Statement of the Problem

One million U. S. marriages have ended in divorce, annually, for approximately the past twenty years (Shehan, Berardo, Owens, & Berardo, 2008), creating significant interest in the economic consequences of divorce. Legal decisions regarding asset division and income distributions directly affect the economic consequences for divorced partners (Ellman, 1999; Singer, 1989). Issues of spousal support have generated noteworthy discourse in law journals, however, despite scholar's attention, there have been few changes in legal practices.

What is the most equitable way to dissolve the economic partnership of marriage? How can the incomes and assets be distributed most fairly to the two households? What theories should be used to justify a spousal maintenance award? How should the amount and duration of an award be determined? Research is needed to explore these questions because there are important economic implications for fathers, mothers, and children. The current research considered marriage as an economic partnership.

Traditionally, within the economic partnership of marriage, partners provide two types of contributions. Partners contribute time, labor, and skills to market production activities and receive money income (Goldfarb, 1989) and partners contribute time, labor, and skills to household production activities. These contributions are provided to the family to improve the well-being of family members. The goods and services produced in the household would have a dollar value if purchased in the market place, and they improve the well being of family members.

The goods and services resulting from household production enhance labor market earning power, and money from labor market production enhances the household production (Goldfarb, 1989). Both economic contributions, regardless of whether they are from household or market labor, are necessary for the marital dyad (Singer, 1989), and the family unit. Married couples thus form an economic partnership, with joint decision-making about who contributes household versus market labor, or the kinds of balances each will have for household and market work.
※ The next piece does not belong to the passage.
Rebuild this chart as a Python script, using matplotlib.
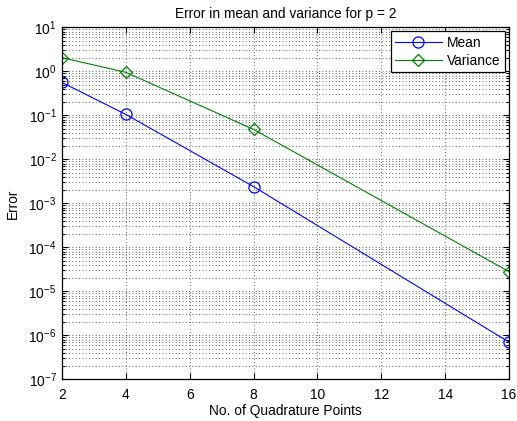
import matplotlib
matplotlib.use('Agg')
import matplotlib.pyplot as plt
from matplotlib import font_manager
from matplotlib.ticker import LogLocator, NullFormatter

# quadrature points and the resulting errors
n_points = [2, 4, 8, 16]
mean_err = [0.56, 0.105, 0.0024, 7.0e-7]
var_err = [2.05, 0.95, 0.048, 2.8e-5]

# pick the regular (non-narrow) Liberation Sans
fname = None
for f in font_manager.findSystemFonts():
    if f.endswith('LiberationSans-Regular.ttf'):
        fname = f
        break
if fname:
    font_manager.fontManager.addfont(fname)
    family = font_manager.FontProperties(fname=fname).get_name()
else:
    family = 'DejaVu Sans'

plt.rcParams['font.family'] = [family, 'DejaVu Sans']
plt.rcParams['mathtext.fontset'] = 'custom'
plt.rcParams['mathtext.rm'] = family
plt.rcParams['mathtext.it'] = family

fs = 9.9

fig = plt.figure(figsize=(5.17, 4.21), dpi=100)
ax = fig.add_axes([0.1199, 0.099, 0.8646, 0.836])

ax.semilogy(n_points, mean_err, '-o', color='#0000ff', lw=0.8,
            markersize=8, markerfacecolor='none', markeredgewidth=0.9,
            label='Mean')
ax.semilogy(n_points, var_err, '-D', color='#008000', lw=0.8,
            markersize=6, markerfacecolor='none', markeredgewidth=0.9,
            label='Variance')

ax.set_xlim(2, 16)
ax.set_ylim(1e-7, 1e1)
ax.set_xticks(range(2, 17, 2))
ax.yaxis.set_major_locator(LogLocator(base=10, numticks=20))
ax.yaxis.set_minor_locator(LogLocator(base=10, subs=range(2, 10), numticks=20))
ax.yaxis.set_minor_formatter(NullFormatter())

grid_style = dict(color='#303030', lw=0.6, dashes=(1, 3))
ax.grid(True, which='major', **grid_style)
ax.grid(True, which='minor', axis='y', **grid_style)
ax.tick_params(which='both', direction='in', top=True, right=True, width=0.8)
ax.tick_params(which='major', length=4, labelsize=fs, pad=4)
ax.tick_params(axis='x', which='major', pad=6)
ax.tick_params(which='minor', length=2)
for sp in ax.spines.values():
    sp.set_linewidth(0.9)

ax.set_xlabel('No. of Quadrature Points', fontsize=fs, labelpad=2)
ax.set_ylabel('Error', fontsize=fs, labelpad=6)
ax.set_title('Error in mean and variance for p = 2', fontsize=fs, pad=7)

leg = ax.legend(loc='upper right', fontsize=fs, fancybox=False,
                framealpha=1, borderaxespad=0.3, handlelength=3.4,
                borderpad=0.3, labelspacing=0.3, handletextpad=0.4)
leg.get_frame().set_edgecolor('k')
leg.get_frame().set_linewidth(0.9)

plt.savefig('out.png', dpi=100)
Significance of the Problem

The consequences of divorce will often advantage spouses who contribute income and assets, as opposed to household labor, because they leave the marriage while maintaining the kind of financial resources they contributed (Blau, Ferber, & Winkler, 1998). This is similar to a business partnership where one person has provided most of the capital and the other partner has provided most of the services. The law favors the financially powerful partner, because this party is entitled to reimbursement of financial capital, but the partner who provided services, that also have a dollar value, typically do not receive reimbursement (Rutheford, 1990).

However, considering a commercial partnership, the value of a business is not based on the size of the financial investment, but on the returns from the money, time, and labor investments (Starnes, 1993). In a marital partnership one investment may bring in more income, however, regardless of the difference in money and in-kind income produced in by both parties, the loss or gain is carried by the partnership rather than by the individuals (Starnes, 1993). The assumption is that each partner should receive an equitable share of the partnership.